Es tan pero tan bueno el planteo y el desarrollo de la nueva novela del francés Pierre Lemaitre, un autor policial de los consagrados en el género y con bastante más pasta literaria que el tan promocionado Joel Dicker –si lo comparamos con otro best seller europeo que tampoco proviene de los países nórdicos–, que el contraste que sucede hacia el final de la historia deja un sabor amargo, bastante perplejidad y la necesidad de esbozar un par de ideas sobre cómo ciertos mecanismos industriales pueden perjudicar tanto una buena novela.
Recursos inhumanos empieza como una de las buenas historias de los hermanos Coen y termina con persecuciones y simplificaciones al estilo de una mala película de clase B, de las de matiné. Así de sencillo. Pero que esta advertencia no inhiba de su lectura, porque hasta las últimas 20 páginas mantiene el aliento de una novela de impecable factura noir, aderezada con un corte social de los que poco se ven en la literatura contemporánea.
Lemaitre ensaya, desde su personaje Alain Delambre, un retrato del lado oscuro del mundo del trabajo en Francia y de las consecuencias que produce el desempleo endémico en un individuo en particular y en su entorno más próximo. El diseño que hace del protagonista y de sus relaciones familiares está realizado con excelencia, manejando con sutileza los diferentes puntos de vista y colocándose bien lejos de todo atisbo de piedad o de posible ética proletaria (en definitiva, se trata de un alienado y su deseo es el de volver al sistema, clausurando opciones alternativas de rehacer su vida en otros términos).

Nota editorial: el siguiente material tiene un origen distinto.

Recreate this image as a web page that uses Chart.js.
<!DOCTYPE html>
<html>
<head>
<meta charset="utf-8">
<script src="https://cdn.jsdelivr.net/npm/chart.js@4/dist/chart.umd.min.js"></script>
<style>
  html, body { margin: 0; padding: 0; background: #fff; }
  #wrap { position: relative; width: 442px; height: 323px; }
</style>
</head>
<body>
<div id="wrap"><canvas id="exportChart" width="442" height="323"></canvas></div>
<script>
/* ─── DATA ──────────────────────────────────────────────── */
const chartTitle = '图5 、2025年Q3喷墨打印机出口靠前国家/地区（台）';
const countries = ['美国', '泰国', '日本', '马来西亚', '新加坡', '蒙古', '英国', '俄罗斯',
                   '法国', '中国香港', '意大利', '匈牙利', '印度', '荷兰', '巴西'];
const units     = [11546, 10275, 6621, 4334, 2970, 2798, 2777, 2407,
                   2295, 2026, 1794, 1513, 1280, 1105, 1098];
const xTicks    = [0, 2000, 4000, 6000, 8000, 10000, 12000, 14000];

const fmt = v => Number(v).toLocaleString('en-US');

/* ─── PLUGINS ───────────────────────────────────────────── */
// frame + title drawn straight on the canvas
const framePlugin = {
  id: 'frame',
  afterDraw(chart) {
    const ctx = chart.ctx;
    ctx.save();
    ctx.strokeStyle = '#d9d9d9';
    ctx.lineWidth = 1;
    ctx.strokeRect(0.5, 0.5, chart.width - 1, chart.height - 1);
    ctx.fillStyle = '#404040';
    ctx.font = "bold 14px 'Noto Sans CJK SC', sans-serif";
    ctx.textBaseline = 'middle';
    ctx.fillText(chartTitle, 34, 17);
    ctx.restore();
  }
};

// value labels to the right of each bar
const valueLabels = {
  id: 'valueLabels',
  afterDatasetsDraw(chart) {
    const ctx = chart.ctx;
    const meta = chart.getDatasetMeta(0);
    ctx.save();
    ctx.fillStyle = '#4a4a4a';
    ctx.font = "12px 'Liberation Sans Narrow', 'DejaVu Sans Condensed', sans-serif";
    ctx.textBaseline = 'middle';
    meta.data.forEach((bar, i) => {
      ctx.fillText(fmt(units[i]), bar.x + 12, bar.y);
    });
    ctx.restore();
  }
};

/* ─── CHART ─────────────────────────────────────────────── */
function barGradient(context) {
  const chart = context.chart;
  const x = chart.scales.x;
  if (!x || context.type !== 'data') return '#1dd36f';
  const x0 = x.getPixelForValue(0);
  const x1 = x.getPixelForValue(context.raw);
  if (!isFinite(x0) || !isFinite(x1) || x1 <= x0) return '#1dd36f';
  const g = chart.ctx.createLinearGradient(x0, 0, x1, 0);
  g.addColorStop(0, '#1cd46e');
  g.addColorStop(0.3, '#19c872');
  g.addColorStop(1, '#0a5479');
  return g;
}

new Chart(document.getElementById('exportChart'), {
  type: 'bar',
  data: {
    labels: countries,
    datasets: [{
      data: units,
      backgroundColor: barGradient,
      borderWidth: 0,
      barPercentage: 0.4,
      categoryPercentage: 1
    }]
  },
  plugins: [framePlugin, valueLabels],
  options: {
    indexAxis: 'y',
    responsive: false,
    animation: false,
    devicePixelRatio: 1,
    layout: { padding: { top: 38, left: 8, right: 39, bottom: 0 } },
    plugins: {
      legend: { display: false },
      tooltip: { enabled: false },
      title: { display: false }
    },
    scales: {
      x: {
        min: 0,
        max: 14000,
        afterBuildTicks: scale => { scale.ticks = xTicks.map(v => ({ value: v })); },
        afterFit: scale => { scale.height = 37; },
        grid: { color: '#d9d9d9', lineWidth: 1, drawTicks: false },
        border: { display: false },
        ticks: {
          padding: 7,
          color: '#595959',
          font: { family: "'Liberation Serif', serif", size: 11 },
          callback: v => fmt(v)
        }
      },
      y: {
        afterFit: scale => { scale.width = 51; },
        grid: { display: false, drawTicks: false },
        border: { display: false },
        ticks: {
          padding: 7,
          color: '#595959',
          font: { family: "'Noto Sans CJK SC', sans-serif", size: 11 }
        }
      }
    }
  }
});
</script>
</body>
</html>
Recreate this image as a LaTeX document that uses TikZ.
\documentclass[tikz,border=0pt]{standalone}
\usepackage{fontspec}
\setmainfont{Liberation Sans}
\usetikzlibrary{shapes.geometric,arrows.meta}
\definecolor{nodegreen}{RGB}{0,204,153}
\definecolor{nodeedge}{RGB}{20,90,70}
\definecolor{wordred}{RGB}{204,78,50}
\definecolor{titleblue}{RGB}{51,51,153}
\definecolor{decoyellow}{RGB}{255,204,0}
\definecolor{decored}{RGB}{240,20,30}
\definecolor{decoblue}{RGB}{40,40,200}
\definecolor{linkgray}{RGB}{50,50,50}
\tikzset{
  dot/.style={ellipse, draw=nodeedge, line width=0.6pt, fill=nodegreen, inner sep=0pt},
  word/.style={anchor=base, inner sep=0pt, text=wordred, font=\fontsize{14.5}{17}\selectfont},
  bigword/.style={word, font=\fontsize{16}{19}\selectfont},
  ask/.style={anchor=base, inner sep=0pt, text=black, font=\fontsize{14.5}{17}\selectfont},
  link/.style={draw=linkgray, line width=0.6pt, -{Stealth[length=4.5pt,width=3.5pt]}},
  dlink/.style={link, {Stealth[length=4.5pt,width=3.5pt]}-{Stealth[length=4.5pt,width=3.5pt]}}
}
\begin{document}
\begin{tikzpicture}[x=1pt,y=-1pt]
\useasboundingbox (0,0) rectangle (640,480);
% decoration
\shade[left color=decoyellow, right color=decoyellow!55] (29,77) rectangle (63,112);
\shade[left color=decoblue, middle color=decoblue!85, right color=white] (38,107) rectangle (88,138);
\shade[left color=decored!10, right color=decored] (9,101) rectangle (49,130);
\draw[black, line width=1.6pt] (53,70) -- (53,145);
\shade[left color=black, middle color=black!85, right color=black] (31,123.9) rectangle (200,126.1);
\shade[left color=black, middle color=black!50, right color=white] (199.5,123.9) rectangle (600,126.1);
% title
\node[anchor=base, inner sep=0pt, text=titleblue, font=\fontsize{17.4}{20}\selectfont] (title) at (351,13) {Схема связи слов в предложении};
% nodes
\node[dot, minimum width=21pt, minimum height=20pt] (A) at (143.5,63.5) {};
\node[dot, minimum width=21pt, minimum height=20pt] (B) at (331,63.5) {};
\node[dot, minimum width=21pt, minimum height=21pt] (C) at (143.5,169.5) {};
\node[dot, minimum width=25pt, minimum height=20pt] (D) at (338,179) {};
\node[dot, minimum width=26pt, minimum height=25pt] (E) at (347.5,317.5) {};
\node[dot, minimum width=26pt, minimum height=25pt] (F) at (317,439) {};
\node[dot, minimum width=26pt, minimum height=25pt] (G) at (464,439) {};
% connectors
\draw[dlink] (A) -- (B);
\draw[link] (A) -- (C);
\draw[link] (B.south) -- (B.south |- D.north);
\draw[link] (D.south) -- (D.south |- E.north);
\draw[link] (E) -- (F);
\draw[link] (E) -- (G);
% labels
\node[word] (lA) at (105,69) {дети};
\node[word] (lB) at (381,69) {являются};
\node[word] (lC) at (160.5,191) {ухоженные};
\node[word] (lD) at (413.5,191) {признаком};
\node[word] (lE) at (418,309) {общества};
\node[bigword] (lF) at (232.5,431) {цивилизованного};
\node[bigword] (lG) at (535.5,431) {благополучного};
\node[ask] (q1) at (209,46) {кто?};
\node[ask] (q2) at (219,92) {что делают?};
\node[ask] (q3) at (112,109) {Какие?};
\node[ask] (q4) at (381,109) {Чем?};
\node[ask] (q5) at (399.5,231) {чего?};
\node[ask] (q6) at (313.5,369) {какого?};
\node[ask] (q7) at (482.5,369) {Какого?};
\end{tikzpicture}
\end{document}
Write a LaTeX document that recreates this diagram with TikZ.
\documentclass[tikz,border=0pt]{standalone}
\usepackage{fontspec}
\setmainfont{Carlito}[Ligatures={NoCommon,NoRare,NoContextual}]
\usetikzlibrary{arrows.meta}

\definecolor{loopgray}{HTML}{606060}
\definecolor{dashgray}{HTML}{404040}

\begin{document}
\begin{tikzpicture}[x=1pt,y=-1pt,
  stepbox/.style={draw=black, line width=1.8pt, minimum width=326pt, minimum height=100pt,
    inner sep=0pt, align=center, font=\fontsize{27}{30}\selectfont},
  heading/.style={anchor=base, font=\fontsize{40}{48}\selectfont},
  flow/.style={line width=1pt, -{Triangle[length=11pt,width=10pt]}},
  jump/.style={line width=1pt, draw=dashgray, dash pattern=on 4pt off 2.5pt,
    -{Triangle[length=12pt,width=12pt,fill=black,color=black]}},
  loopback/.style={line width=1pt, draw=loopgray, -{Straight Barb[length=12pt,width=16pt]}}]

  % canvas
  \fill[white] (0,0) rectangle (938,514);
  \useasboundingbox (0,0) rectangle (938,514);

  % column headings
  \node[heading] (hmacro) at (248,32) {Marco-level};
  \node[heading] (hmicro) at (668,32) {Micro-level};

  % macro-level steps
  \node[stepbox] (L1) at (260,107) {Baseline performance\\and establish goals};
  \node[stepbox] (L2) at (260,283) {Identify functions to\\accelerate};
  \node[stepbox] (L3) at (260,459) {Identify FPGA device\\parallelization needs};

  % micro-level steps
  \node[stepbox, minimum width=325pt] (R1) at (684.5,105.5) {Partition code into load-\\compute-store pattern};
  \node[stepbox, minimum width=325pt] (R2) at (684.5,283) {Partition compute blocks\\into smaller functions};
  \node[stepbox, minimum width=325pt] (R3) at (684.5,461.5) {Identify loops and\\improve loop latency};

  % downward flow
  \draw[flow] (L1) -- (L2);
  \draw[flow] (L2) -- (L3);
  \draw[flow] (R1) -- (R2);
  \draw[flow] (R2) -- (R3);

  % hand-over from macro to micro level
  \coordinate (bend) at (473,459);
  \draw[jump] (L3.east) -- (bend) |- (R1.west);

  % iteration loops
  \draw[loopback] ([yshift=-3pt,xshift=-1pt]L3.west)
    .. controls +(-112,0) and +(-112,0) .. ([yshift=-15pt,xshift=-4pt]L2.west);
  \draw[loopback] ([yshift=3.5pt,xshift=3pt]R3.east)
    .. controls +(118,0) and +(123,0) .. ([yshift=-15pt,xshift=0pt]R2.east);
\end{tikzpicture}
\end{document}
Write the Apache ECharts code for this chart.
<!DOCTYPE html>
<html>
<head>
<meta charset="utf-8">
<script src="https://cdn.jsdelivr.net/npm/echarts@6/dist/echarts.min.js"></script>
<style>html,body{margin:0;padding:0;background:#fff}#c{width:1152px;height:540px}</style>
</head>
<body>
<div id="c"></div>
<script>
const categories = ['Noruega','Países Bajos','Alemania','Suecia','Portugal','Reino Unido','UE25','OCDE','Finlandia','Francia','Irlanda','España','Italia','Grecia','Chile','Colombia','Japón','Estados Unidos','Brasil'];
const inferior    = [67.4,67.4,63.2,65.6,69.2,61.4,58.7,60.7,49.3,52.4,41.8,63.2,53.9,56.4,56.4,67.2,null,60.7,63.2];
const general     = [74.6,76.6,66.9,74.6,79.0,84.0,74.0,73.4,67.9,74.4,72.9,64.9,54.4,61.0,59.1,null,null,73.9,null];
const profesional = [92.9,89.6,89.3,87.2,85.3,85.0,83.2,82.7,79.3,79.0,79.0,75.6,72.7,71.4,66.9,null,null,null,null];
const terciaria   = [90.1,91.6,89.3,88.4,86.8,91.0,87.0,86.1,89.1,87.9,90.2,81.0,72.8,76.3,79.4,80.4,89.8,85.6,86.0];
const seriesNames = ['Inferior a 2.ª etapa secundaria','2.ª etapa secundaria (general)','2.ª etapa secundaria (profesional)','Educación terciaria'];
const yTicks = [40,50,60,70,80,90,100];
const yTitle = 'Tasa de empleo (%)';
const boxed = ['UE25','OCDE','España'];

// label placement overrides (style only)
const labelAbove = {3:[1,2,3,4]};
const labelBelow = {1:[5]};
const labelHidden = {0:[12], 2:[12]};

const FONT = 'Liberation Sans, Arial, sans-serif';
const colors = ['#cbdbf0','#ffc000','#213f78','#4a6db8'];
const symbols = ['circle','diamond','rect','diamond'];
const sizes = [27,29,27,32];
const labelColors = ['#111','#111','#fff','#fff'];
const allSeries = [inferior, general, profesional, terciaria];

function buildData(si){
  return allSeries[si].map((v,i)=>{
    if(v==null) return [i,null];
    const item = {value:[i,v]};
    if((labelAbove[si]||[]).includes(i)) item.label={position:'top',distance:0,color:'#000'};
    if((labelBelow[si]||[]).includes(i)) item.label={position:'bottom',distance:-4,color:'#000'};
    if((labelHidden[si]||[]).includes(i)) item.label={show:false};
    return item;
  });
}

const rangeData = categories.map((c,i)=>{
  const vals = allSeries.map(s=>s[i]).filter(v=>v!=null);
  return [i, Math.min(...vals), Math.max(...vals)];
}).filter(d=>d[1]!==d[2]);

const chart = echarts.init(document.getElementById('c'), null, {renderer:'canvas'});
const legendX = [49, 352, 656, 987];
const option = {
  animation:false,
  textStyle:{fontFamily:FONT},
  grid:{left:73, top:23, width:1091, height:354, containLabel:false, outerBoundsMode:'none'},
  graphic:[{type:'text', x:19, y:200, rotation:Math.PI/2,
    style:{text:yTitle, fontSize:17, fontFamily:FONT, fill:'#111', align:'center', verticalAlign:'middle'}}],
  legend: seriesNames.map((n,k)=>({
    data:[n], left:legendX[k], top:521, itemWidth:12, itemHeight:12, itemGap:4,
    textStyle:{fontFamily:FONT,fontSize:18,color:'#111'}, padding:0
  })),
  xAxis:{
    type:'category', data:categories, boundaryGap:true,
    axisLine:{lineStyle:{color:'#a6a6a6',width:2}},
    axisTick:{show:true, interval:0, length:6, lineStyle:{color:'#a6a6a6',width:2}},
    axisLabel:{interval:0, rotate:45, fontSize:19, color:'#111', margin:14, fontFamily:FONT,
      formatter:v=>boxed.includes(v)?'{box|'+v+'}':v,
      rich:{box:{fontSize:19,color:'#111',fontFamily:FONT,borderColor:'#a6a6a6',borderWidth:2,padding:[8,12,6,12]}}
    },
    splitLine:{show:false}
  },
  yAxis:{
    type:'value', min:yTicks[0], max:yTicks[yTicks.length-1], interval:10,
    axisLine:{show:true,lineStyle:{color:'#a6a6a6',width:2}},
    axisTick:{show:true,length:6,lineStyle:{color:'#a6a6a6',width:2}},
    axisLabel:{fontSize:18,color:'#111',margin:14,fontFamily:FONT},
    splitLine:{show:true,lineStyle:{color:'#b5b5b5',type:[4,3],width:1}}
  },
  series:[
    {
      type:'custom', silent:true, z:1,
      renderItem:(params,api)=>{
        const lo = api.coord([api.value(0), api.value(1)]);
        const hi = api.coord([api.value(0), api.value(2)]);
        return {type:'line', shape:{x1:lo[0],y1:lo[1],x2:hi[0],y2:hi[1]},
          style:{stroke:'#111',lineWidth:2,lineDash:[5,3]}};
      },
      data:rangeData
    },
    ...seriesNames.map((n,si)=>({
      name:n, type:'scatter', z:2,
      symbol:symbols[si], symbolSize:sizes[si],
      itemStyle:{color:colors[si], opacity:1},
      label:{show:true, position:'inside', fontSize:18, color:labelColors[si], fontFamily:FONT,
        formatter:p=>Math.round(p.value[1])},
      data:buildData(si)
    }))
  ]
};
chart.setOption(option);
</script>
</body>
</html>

La situación sin salida de Delambre, del que sólo diremos que es un ex director de recursos humanos que perdió pie en el mundo laboral, lo lleva a construir escenarios en los que el uso de la mentira y sucesivas imposturas marcan una deriva que termina desequilibrándolo en el plano emocional. El cuadro depresivo en el que sobrevive se complementa y se alimenta de momentos de ira y períodos eufóricos que profundizan la necesidad imperiosa y utópica de dejar de ser un perdedor. Pronto se ve envuelto en un juego de rol, en una perversa maniobra de una poderosa empresa multinacional. Es el chivo expiatorio; lo sabe pero nuevamente se trampea a sí mismo para dar una pelea en la que la venganza pasa a ser su único y disparatado móvil. Logra salirse con la suya y concretar un plan más o menos disparatado. Hasta que Lemaitre apura un final hollywoodense, con las peores fórmulas del género policial y, como dijimos al comienzo de la nota, estropea lo que era una potente y adictiva novela sobre el mundo del trabajo, o, más exactamente, del postrabajo.